Week Two - R and SQL

Part 1: Build Table

Choose six recent popular movies.

  • Ask at least five people that you know (friends, family, classmates, imaginary friends if necessary) to rate each of these movies that they have seen on a scale of 1 to 5.

Movies: Mean Girls, Wonka, Aquaman And The Last Kingdom, The Beekeeper, Night Swim and Migration

Person1 ratings:5,3,5,3,4,4 Person2 ratings:3,3,4,4,4,3 Person3 ratings:4,3,4,3,3,3 Person4 ratings:3,4,4,3,3,4 Person5 ratings:3,3,3,3,2,3

Part 2: Store data in SQL database

  • Take the results (observations) and store them in the class MySQL database:
  • Server name: cunydata607sql.mysql.database.azure.com
  • Username / password: will be given to you in an email Note: it is good practice to change your password. To do so, use this SQL command: SET PASSWORD = ‘’;

SQL Query:

CREATE TABLE movies ( popular_movie VARCHAR(200) NULL, person1_rating INT NULL, person2_rating INT NULL, person3_rating INT NULL, person4_rating INT NULL, person5_rating INT NULL);

INSERT INTO movies(popular_movie, person1_rating, person2_rating, person3_rating, person4_rating, person5_rating)

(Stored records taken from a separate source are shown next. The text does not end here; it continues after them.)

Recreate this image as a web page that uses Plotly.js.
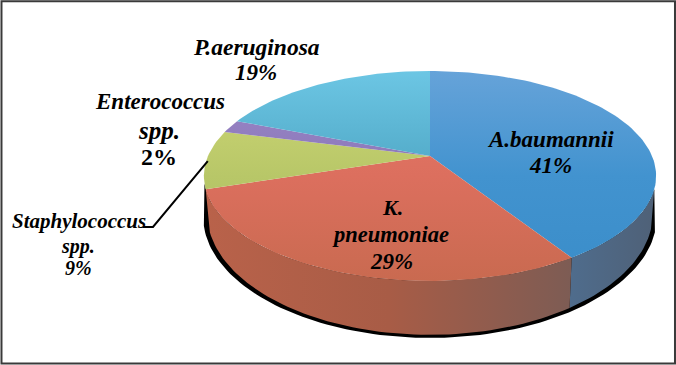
<!DOCTYPE html>
<html><head><meta charset="utf-8">
<script src="https://cdn.plot.ly/plotly-3.0.1.min.js"></script>
<style>html,body{margin:0;padding:0;background:#fff}#c{width:676px;height:365px}</style></head>
<body><div id="c"></div>
<script>
const categories = ["A.baumannii","K. pneumoniae","Staphylococcus spp.","Enterococcus spp.","P.aeruginosa"];
const values = [41,29,9,2,19];
const topColors = [
  ["#66a3d9","#4293cf","#3a8dc9"],
  ["#e5786a","#dc6f5e","#c96a50"],
  ["#d0d876","#b8c768","#a8bb60"],
  ["#9c88ca","#8b78b8","#8070ae"],
  ["#6cc6e4","#50a8c6","#4a9fbc"]
];
const wallColors = {0:["#4f6c8c","#4f6076"],1:["#b9624a","#a85c46","#7d5c54"]};
const labelLines = [
  ["<i><b>A.baumannii</b></i>",550,139,23],["<i><b>41%</b></i>",550,165,23],
  ["<i><b>K.</b></i>",392,207,22],["<i><b>pneumoniae</b></i>",390,234,22.5],["<i><b>29%</b></i>",391,261,23],
  ["<i><b>Staphylococcus</b></i>",79,221,21],["<i><b>spp.</b></i>",78,246,20],["<i><b>9%</b></i>",78,268,20],
  ["<i><b>Enterococcus</b></i>",160,101,23],["<i><b>spp.</b></i>",159,130,25],["<b>2%</b>",159,157,24],
  ["<i><b>P.aeruginosa</b></i>",256,47,23.5],["<i><b>19%</b></i>",256,72,23]
];
// projection of the tilted disc onto the page
const CX=430,CY=156,B=222,A=101.2,K=0.19,H=35.4,BOT=0.985;
function proj(deg,bottom,extra){
  const a=deg*Math.PI/180,u=Math.sin(a),v=Math.cos(a),d=1+K*v;
  let x=B*u/d,y=A*-v/d;
  if(bottom){x*=BOT;y+=H/(d*d);}
  if(extra){x*=extra.sx;y+=extra.dy;}
  return [CX+x,CY+y];
}
function arc(a0,a1,bottom,extra){
  const n=Math.max(2,Math.ceil(Math.abs(a1-a0)/1.5)),p=[];
  for(let i=0;i<=n;i++)p.push(proj(a0+(a1-a0)*i/n,bottom,extra));
  return p;
}
const total=values.reduce((s,v)=>s+v,0);
const edges=[0];values.forEach(v=>edges.push(edges[edges.length-1]+v/total*360));
function scale(cols){return cols.map((c,i)=>[i/(cols.length-1),c]);}
function poly(pts,grad,fill){
  const t={type:"scatter",mode:"lines",x:pts.map(p=>p[0]),y:pts.map(p=>p[1]),fill:"toself",
    line:{width:0,color:"rgba(0,0,0,0)"},hoverinfo:"skip",showlegend:false};
  if(grad)t.fillgradient=grad;else t.fillcolor=fill;
  return t;
}
const traces=[];
const VIS0=108;
// shadow
{
  const ex={sx:1.018,dy:3};
  const up=arc(VIS0,edges[2]+3,true,ex);
  const top=arc(edges[2]+3,VIS0,false,null);
  traces.push(poly(up.concat(top),null,"#000"));
}
// walls
{
  const p=arc(VIS0,edges[1],false).concat(arc(edges[1],VIS0,true));
  traces.push(poly(p,{type:"horizontal",colorscale:scale(wallColors[0]),start:proj(edges[1],false)[0],stop:660}));
  const q=arc(edges[1],edges[2],false).concat(arc(edges[2],edges[1],true));
  traces.push(poly(q,{type:"horizontal",colorscale:scale(wallColors[1]),start:205,stop:proj(edges[1],false)[0]}));
}
// top face
values.forEach((v,i)=>{
  const p=[[CX,CY]].concat(arc(edges[i],edges[i+1],false));p.push([CX,CY]);
  traces.push(poly(p,{type:"vertical",colorscale:scale(topColors[i]),start:proj(0,false)[1],stop:proj(180,false)[1]}));
});
// leader line
const leader=proj((edges[2]+edges[3])/2,false);
traces.push({type:"scatter",mode:"lines",x:[leader[0]+1,153,143],y:[leader[1]+2,227,227],
  line:{color:"#000",width:2},hoverinfo:"skip",showlegend:false});
const layout={width:676,height:365,margin:{l:0,r:0,t:0,b:0},paper_bgcolor:"#fff",plot_bgcolor:"#fff",
  xaxis:{range:[0,676],visible:false,fixedrange:true},
  yaxis:{range:[365,0],visible:false,fixedrange:true},
  showlegend:false,hovermode:false,
  shapes:[{type:"rect",xref:"paper",yref:"paper",x0:0.0022,x1:0.9985,y0:0.004,y1:0.9965,
    line:{color:"#3a3a3a",width:2},fillcolor:"rgba(0,0,0,0)"}],
  annotations:labelLines.map(l=>({x:l[1],y:l[2],xref:"x",yref:"y",text:l[0],showarrow:false,align:"center",
    xanchor:"center",yanchor:"middle",font:{family:"Liberation Serif",size:l[3],color:"#000"}}))
};
Plotly.newPlot("c",traces,layout,{displayModeBar:false,staticPlot:true});
</script></body></html>
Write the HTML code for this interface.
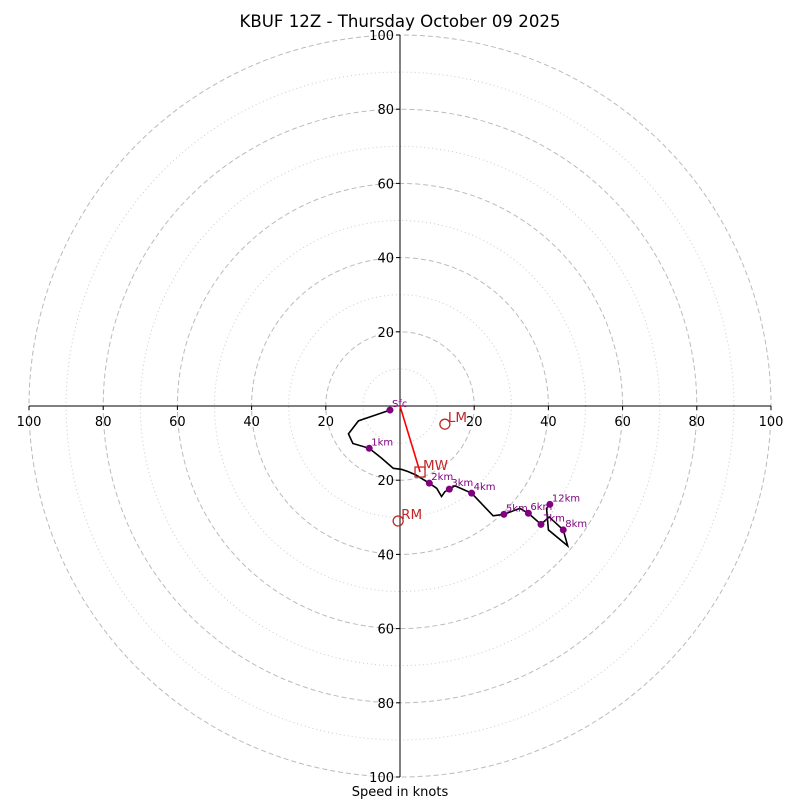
<!DOCTYPE html>
<html><head><meta charset="utf-8"><style>
body{margin:0;background:#fff}
svg{display:block;font-family:"DejaVu Sans","Liberation Sans",sans-serif}
</style></head><body>
<svg id="c" width="800" height="800" viewBox="0 0 800 800">
<text x="400" y="27" text-anchor="middle" font-size="16.6">KBUF 12Z - Thursday October 09 2025</text>
<text x="400" y="796" text-anchor="middle" font-size="13">Speed in knots</text>
</svg>
<script>
const ringsMajor=[20,40,60,80,100];
const ringsMinor=[10,30,50,70,90];
const tickLabels=["20","40","60","80","100"];
const pathU=[-2.7,-11.2,-13.9,-12.7,-8.3,-5.4,-1.8,0.5,2.2,4.3,7.9,9.9,11.2,12.1,13.3,14.8,19.3,25.1,28.0,32.3,34.6,38.0,40.2,44.0,45.2,40.0,39.5,40.4];
const pathV=[-1.1,-4.0,-7.5,-10.1,-11.4,-13.7,-16.8,-17.1,-17.7,-18.6,-20.8,-22.2,-24.4,-23.1,-22.4,-21.5,-23.5,-29.6,-29.2,-27.6,-28.9,-31.9,-29.9,-33.4,-37.7,-33.4,-27.6,-26.5];
const levelNames=["Sfc","1km","2km","3km","4km","5km","6km","7km","8km","12km"];
const levelU=[-2.7,-8.3,7.9,13.3,19.3,28.0,34.6,38.0,44.0,40.4];
const levelV=[-1.1,-11.4,-20.8,-22.4,-23.5,-29.2,-28.9,-31.9,-33.4,-26.5];
const motionNames=["LM","MW","RM"];
const motionU=[12.1,5.4,-0.5];
const motionV=[-4.9,-17.8,-31.0];

const NS="http://www.w3.org/2000/svg",svg=document.getElementById('c');
const cx=400,cy=406,k=3.71;
const X=u=>cx+u*k, Y=v=>cy-v*k;
function mk(t,a,p){const e=document.createElementNS(NS,t);for(const n in a)e.setAttribute(n,a[n]);(p||svg).appendChild(e);return e;}
ringsMinor.forEach(r=>{const e=mk('circle',{cx,cy,r:r*k,fill:'none',stroke:'#ccc','stroke-width':1,'stroke-dasharray':'1,3'});

});
ringsMajor.forEach(r=>{const e=mk('circle',{cx,cy,r:r*k,fill:'none',stroke:'#bbb','stroke-width':1,'stroke-dasharray':'5,3'});

});
let a=mk('line',{x1:X(-100),y1:cy,x2:X(100),y2:cy,stroke:'#000','stroke-width':1});


a=mk('line',{x1:cx,y1:Y(100),x2:cx,y2:Y(-100),stroke:'#000','stroke-width':1});


ringsMajor.forEach((r,i)=>{
 [-1,1].forEach(s=>{
  mk('line',{x1:X(s*r),y1:cy,x2:X(s*r),y2:cy+4,stroke:'#000'});
  let t=mk('text',{x:X(s*r),y:cy+20,'text-anchor':'middle','font-size':13});t.textContent=tickLabels[i];
  
  
  mk('line',{x1:cx-4,y1:Y(s*r),x2:cx,y2:Y(s*r),stroke:'#000'});
  t=mk('text',{x:cx-6,y:Y(s*r)+5,'text-anchor':'end','font-size':13});t.textContent=tickLabels[i];
  
  
 });
});
const hp=mk('polyline',{points:pathU.map((u,i)=>X(u)+','+Y(pathV[i])).join(' '),fill:'none',stroke:'#000','stroke-width':1.6});


levelNames.forEach((n,i)=>{
 const c=mk('circle',{cx:X(levelU[i]),cy:Y(levelV[i]),r:3.5,fill:'#800080'});
 
 
 const t=mk('text',{x:X(levelU[i])+2,y:Y(levelV[i])-3,'font-size':10,fill:'#800080'});t.textContent=n;
 
 
});
const ar=mk('line',{x1:cx,y1:cy,x2:X(motionU[1]),y2:Y(motionV[1]),stroke:'red','stroke-width':1.6});


motionNames.forEach((n,i)=>{
 const x=X(motionU[i]),y=Y(motionV[i]);
 let m;
 if(n==='MW')m=mk('rect',{x:x-5,y:y-5,width:10,height:10,fill:'none',stroke:'#c0282a','stroke-width':1.3});
 else m=mk('circle',{cx:x,cy:y,r:5,fill:'none',stroke:'#c0282a','stroke-width':1.3});
 
 
 const t=mk('text',{x:x+3,y:y-2,'font-size':13.5,fill:'#c0282a'});t.textContent=n;
 
 
});
</script>
</body></html>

VALUES(‘Mean girls’, 5,3,4,3,3), (‘Wonka’, 3,3,3,4,3), (‘Aquaman and the last kingdom’, 5,4,4,4,3), (‘The beekeeper’, 3,4,3,3,3), (‘Night swim’, 4,4,3,3,2), (‘Migration’,4,3,3,4,3);

select * from movies;

Part 3: Transfer data from SQL database to R dataframe

  • Load the information from the SQL database into an R dataframe.

library(“RMySQL”)

mydb<-dbConnect(MySQL(),user=‘anna.moy40’,password=‘XXXX’,dbname=‘anna.moy40’,host =‘cunydata607sql.mysql.database.azure.com’)

dbListTables(mydb)

Part 4: Missing data strategy

  • Implement an approach to missing data
  • Explain why you decided to take the chosen approach Note: consider that later in the course you will revisit this information you have collected and will use it to implement a Recommender.

My approach to missing data is to remove the missing data in the file to perform calculations such as mean, and median. I decided to take this approach because it allows you to continue to perform your calculation if you remove the missing data. If missing data is in your data it may cause errors and not perform the calculation you want.